This topic explains how to build functionality to search for related objects using the MoreLike method in Episerver Find.
How it works
Use the MoreLike method to find documents whose text content is "like" a given string. This functionality is typically used for, but not limited to, finding related documents/objects.
A simple example can look like this:
searchResult = client.Search<BlogPost>() .MoreLike("guitar") .GetResult();
After invoking the MoreLike method, you can customize the search query with a number of methods. For instance, since we don't have a lot of documents with similar content, we probably want to lower the minimum document frequency requirement. That is, the level at which words are ignored that do not occur in at least that many documents, which defaults to five.
searchResult = client.Search<BlogPost>() .MoreLike("guitar") .MinimumDocumentFrequency(1) .GetResult();
A full list of extension methods for customizing the query follows below. But before we look at those, let us look at an example of finding documents "related" to a given document. Assuming we indexed two BlogPosts with similar content, we can search for similar documents as the first and expect the second using a query such as this:
var firstBlogPost = //Some indexed blog post about guitars var secondBlogPost = //Another blog post about guitars searchResult = client.Search<BlogPost>() .MoreLike(firstBlogPost.Content) .MinimumDocumentFrequency(1) .Filter(x => !x.Id.Match(firstBlogPost.Id)) .GetResult();
Note: When you issue these types of queries, use some caching because the result is not likely to change very often. Even if it does, a few minutes' delay might not matter.

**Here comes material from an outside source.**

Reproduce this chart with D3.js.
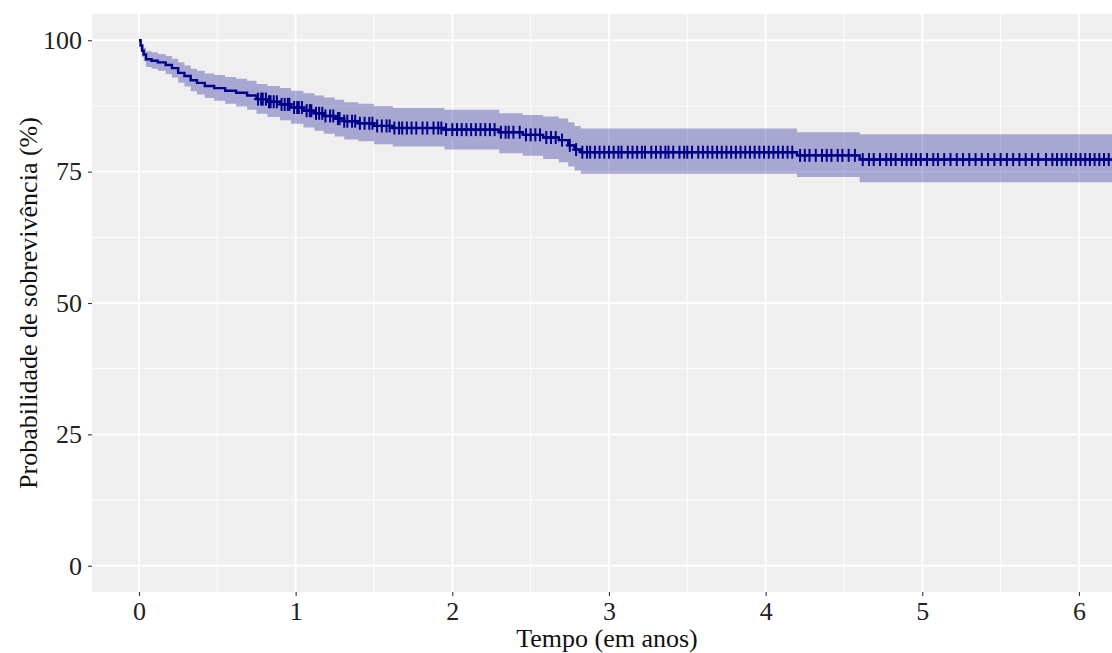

As the nature of content can differ greatly between indexes and types, it is often a good idea to play around with available settings after having invoked the MoreLike method. Below is a list of methods that can be called to customize the query. See also the Elastic Search guide.
The frequency at which words are ignored which do not occur in at least this many docs. Default is 5.
The maximum frequency in which words may still appear. Words that appear in more than this many docs are ignored. Default is unbounded.
The percentage of terms to match on. Default is 30 (percent).
The frequency below which terms are ignored in the source doc. The default frequency is 2.
The minimum word length below which words are ignored. Default is 0.
The maximum word length above which words are ignored. Default is unbounded (0).
The maximum number of query terms included in any generated query. Default is 25.
A list of words considered “uninteresting” and which are ignored.